The Court of Appeal (COA) held that:
- the trial judge’s decision that the disclaimer would cause significant prejudice to the EPA vis-à-vis the company’s Creditors was correct. The effect of the disclaimer was that the EPA could not seek to recover its significant clean-up costs from the Liquidators, in circumstances where the Liquidators had the benefit of an indemnity. On the other hand, it was common ground that regardless of whether or not the disclaimer was set aside, TASCO’s Creditors would receive no dividend;
- the Liquidators were occupiers of the relevant land.

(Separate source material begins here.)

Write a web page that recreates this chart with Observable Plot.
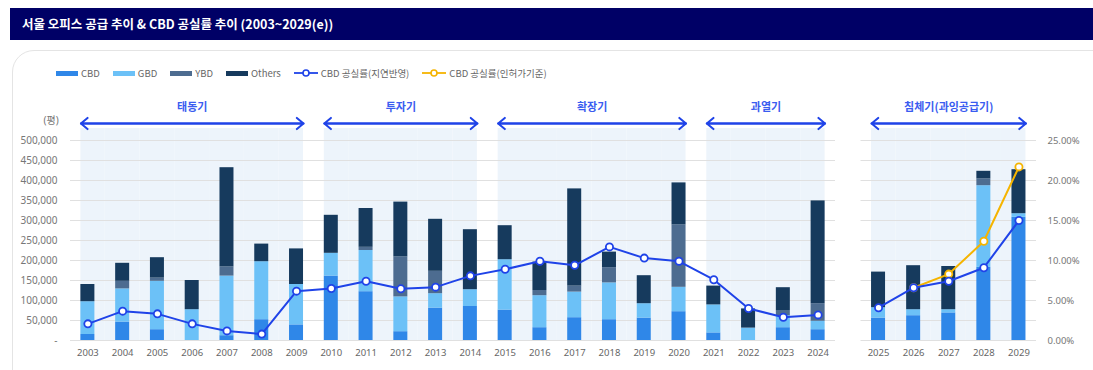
<!DOCTYPE html>
<html><head><meta charset="utf-8">
<script src="https://cdn.jsdelivr.net/npm/d3@7"></script>
<script src="https://cdn.jsdelivr.net/npm/@observablehq/plot@0.6"></script>
<style>
body{margin:0;width:1093px;height:370px;position:relative;background:#fff;font-family:"Noto Sans","Noto Sans CJK KR",sans-serif;overflow:hidden}
#title{position:absolute;left:10px;top:8px;width:1083px;height:32px;background:#000066;color:#fff;font-size:12.5px;font-weight:bold;line-height:32px;padding-left:12px;box-sizing:border-box;font-family:"Noto Sans CJK KR",sans-serif}
#card{position:absolute;left:12px;top:50px;width:1110px;height:350px;border:1px solid #e4e4e4;border-radius:22px}
#legend{position:absolute;left:56px;top:66px;height:14px;display:flex;align-items:center;gap:13px;font-size:9.5px;color:#666;font-family:"Noto Sans CJK KR",sans-serif}
#legend .it{display:flex;align-items:center;gap:3px}
#legend .sw{width:22px;height:5px;display:inline-block}
#left{position:absolute;left:0;top:95px}
#right{position:absolute;left:848px;top:95px}
</style></head>
<body>
<div id="title">서울 오피스 공급 추이 &amp; CBD 공실률 추이 (2003~2029(e))</div>
<div id="card"></div>
<div id="legend"></div>
<div id="left"></div>
<div id="right"></div>
<script>
const years = ["2003","2004","2005","2006","2007","2008","2009","2010","2011","2012","2013","2014","2015","2016","2017","2018","2019","2020","2021","2022","2023","2024","2025","2026","2027","2028","2029"];
const types = ["CBD","GBD","YBD","Others"];
const cbd    = [15000,46000,27000,0,12000,52000,39000,161000,122000,22000,81000,85000,76000,32000,57000,52000,56000,72000,19000,0,32000,27000,56000,62000,69000,183000,308000];
const gbd    = [82000,83000,121000,77000,149000,145000,101000,57000,103000,87000,36000,42000,126000,80000,64000,92000,36000,61000,70000,31000,30000,21000,26000,15000,8000,204000,9000];
const ybd    = [0,19000,8000,0,23000,0,0,0,8000,100000,56000,0,0,13000,15000,38000,0,156000,0,0,13000,44000,0,0,0,17000,0];
const others = [43000,45000,51000,73000,248000,44000,89000,95000,97000,137000,130000,150000,85000,71000,243000,39000,70000,105000,47000,48000,57000,257000,89000,110000,108000,19000,110000];
const vacancyDelayed = [2.08,3.67,3.33,2.08,1.2,0.8,6.17,6.5,7.4,6.46,6.67,8.08,8.9,9.9,9.4,11.7,10.3,9.9,7.6,4.0,2.9,3.2,4.1,6.6,7.4,9.1,15.0];
const vacancyPermit  = [null,null,null,null,null,null,null,null,null,null,null,null,null,null,null,null,null,null,null,null,null,null,null,6.6,8.3,12.4,21.7];
const phaseNames = ["태동기","투자기","확장기","과열기","침체기(과잉공급기)"];
const phaseFrom  = ["2003","2010","2015","2021","2025"];
const phaseTo    = ["2009","2014","2020","2024","2029"];
const leftTicks  = [0,50000,100000,150000,200000,250000,300000,350000,400000,450000,500000];
const rightTicks = [0,5,10,15,20,25];
const legendLabels = ["CBD","GBD","YBD","Others","CBD 공실률(지연반영)","CBD 공실률(인허가기준)"];

const colors = ["#2f87e8","#6cc1f7","#4d6c90","#163a5d"];
const blue = "#1f43e8", yellow = "#f5b400", phaseBlue = "#3a5cf0", bgFill = "#edf4fb";
const series = [cbd, gbd, ybd, others];
const PCT = 20000; // 25% <-> 500,000
const fmtLeft = d => d === 0 ? "-" : d3.format(",")(d);

// legend
const lg = document.getElementById("legend");
types.forEach((t,k) => {
  lg.insertAdjacentHTML("beforeend", `<span class="it"><span class="sw" style="background:${colors[k]}"></span>${legendLabels[k]}</span>`);
});
[[blue, legendLabels[4]], [yellow, legendLabels[5]]].forEach(([c, l]) => {
  lg.insertAdjacentHTML("beforeend", `<span class="it"><svg width="24" height="10"><line x1="0" x2="24" y1="5" y2="5" stroke="${c}" stroke-width="1.8"/><circle cx="12" cy="5" r="3" fill="#fff" stroke="${c}" stroke-width="1.6"/></svg>${l}</span>`);
});

function panel(sub, o) {
  const idx = years.map((y,i)=>i).filter(i => sub.includes(years[i]));
  const rows = [];
  idx.forEach(i => types.forEach((t,k) => rows.push({year: years[i], type: t, value: series[k][i]})));
  const vac = idx.map(i => ({year: years[i], v: vacancyDelayed[i]}));
  const vp = idx.filter(i => vacancyPermit[i] != null).map(i => ({year: years[i], v: vacancyPermit[i]}));
  const step = (o.width - o.marginLeft - o.marginRight) / sub.length;
  const INS = (step - 14) / 2;
  const ph = phaseNames.map((n,k) => ({name: n, from: phaseFrom[k], to: phaseTo[k]})).filter(p => sub.includes(p.from));
  const bg = [];
  ph.forEach(p => {
    const a = sub.indexOf(p.from), b = sub.indexOf(p.to);
    for (let j = a; j <= b; j++) bg.push({year: sub[j], pos: j === a ? "first" : j === b ? "last" : "mid"});
  });
  const bgMark = (pos, insL, insR) => Plot.barY(bg.filter(d => d.pos === pos), {x: "year", y1: 0, y2: 500000, fill: bgFill, insetLeft: insL, insetRight: insR, insetTop: -12});
  const labelMarks = ph.map(p => {
    const a = sub.indexOf(p.from), b = sub.indexOf(p.to), n = b - a + 1;
    const mid = sub[a + Math.floor((n - 1) / 2)];
    return Plot.text([p], {x: () => mid, y: () => 500000, text: "name", dx: ((n - 1) % 2) * step / 2, dy: -33, fill: phaseBlue, fontWeight: "bold", fontSize: 11, fontFamily: "'Noto Sans CJK KR',sans-serif"});
  });
  const marks = [
    bgMark("first", INS, 0), bgMark("mid", 0, 0), bgMark("last", 0, INS),
    Plot.ruleY(leftTicks, {stroke: "#e0e0e0"}),
    Plot.barY(rows, {x: "year", y: "value", fill: "type", order: types, insetLeft: INS, insetRight: INS}),
    Plot.line(vp, {x: "year", y: d => d.v * PCT, stroke: yellow, strokeWidth: 2}),
    Plot.dot(vp, {x: "year", y: d => d.v * PCT, r: 3.6, fill: "#fff", stroke: yellow, strokeWidth: 1.8}),
    Plot.line(vac, {x: "year", y: d => d.v * PCT, stroke: blue, strokeWidth: 2}),
    Plot.dot(vac, {x: "year", y: d => d.v * PCT, r: 3.6, fill: "#fff", stroke: blue, strokeWidth: 1.8}),
    Plot.arrow(ph, {x1: "from", x2: "to", y: () => 500000, dy: -17, stroke: blue, strokeWidth: 2, headLength: 6.5, headAngle: 80, insetStart: -(step/2 - INS), insetEnd: -(step/2 - INS)}),
    Plot.arrow(ph, {x1: "to", x2: "from", y: () => 500000, dy: -17, stroke: blue, strokeWidth: 2, headLength: 6.5, headAngle: 80, insetStart: -(step/2 - INS), insetEnd: -(step/2 - INS)}),
    ...labelMarks,
    Plot.axisX({tickSize: 0, tickPadding: 9, fontSize: 9.5, fill: "#666", label: null})
  ];
  if (o.side === "left") {
    marks.push(Plot.axisY({ticks: leftTicks, tickFormat: fmtLeft, tickSize: 0, tickPadding: 13, fontSize: 10, fill: "#777", label: null}));
    marks.push(Plot.text(["(평)"], {frameAnchor: "top-left", text: d => d, dx: -27, dy: -24, fontSize: 10, fill: "#777"}));
  } else {
    marks.push(Plot.axisY({anchor: "right", ticks: rightTicks.map(p => p * PCT), tickFormat: d => (d / PCT).toFixed(2) + "%", tickSize: 0, tickPadding: 11, fontSize: 9.5, fill: "#777", label: null}));
  }
  return Plot.plot({
    width: o.width, height: 270, marginTop: 45, marginBottom: 25, marginLeft: o.marginLeft, marginRight: o.marginRight,
    x: {domain: sub, padding: 0, round: false},
    y: {domain: [0, 500000]},
    color: {domain: types, range: colors},
    style: {fontFamily: "'Noto Sans','Noto Sans CJK KR',sans-serif", fontSize: "10px", background: "transparent", overflow: "visible"},
    marks
  });
}

document.getElementById("left").append(panel(years.slice(0, 22), {width: 848, marginLeft: 70, marginRight: 13, side: "left"}));
document.getElementById("right").append(panel(years.slice(22), {width: 245, marginLeft: 12.5, marginRight: 57, side: "right"}));
</script>
</body></html>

Liquidators fall within the definition of ‘occupier’ under the EP Act because they exercise physical and legal control over land owned by companies in liquidation, in order to carry out their functions of collecting, applying and distributing a company’s assets;
- the Court’s discretion in setting aside the disclaimer had not miscarried because the trial judge had considered the desirability, on public policy grounds, of preventing the use of liquidators to avoid environmental liabilities; and
- furthermore, the trial judge had correctly taken into account the public function of liquidators in concluding that the exercise of judicial discretion to permit the EPA to recover its clean-up costs would not impact the willingness of insolvency practitioners to accept a liquidation appointment, as their legal and financial position was protected by the Corporations Act, as well as the indemnity in this case.
Special leave refused – what about the new environment protection regime?
TASCO made an application to the High Court of Australia for special leave to appeal the decision of the COA.
On 16 March 2022, the High Court refused special leave to appeal because the EP Act had been repealed, such that there was no issue of public importance. While this effectively affirms the decision of the COA, it does not rule out future litigation under the successor to the EP Act, the Environment Protection Act 2017 (Vic).
The new legislation confers the EPA with a new power to recover the costs of a clean-up from an occupier of premises. However, unlike the EP Act, it does not expressly define ‘occupier’. Additionally, there are now duties that apply to a person with ‘management or control’ of land, which would likely apply to liquidators under the COA’s reasoning.
The COA’s reasoning highlights the significant personal risks to liquidators of accepting appointments involving potential environmental liabilities. Although the COA’s reasoning was limited to the now repealed EP Act, the COA’s finding that liquidators were ‘occupiers’ by reason of their appointment alone was significant.
In addition, there appears to be a fine balance as to whether a liquidator should obtain an indemnity in respect of environmental liabilities. Under the COA’s reasoning, the fact that the Liquidators were fully indemnified in respect of environmental liabilities was relevant to the discretion to set aside the disclaimer. However, it remains possible that even without an indemnity a disclaimer could be set aside, leaving the liquidator personally exposed.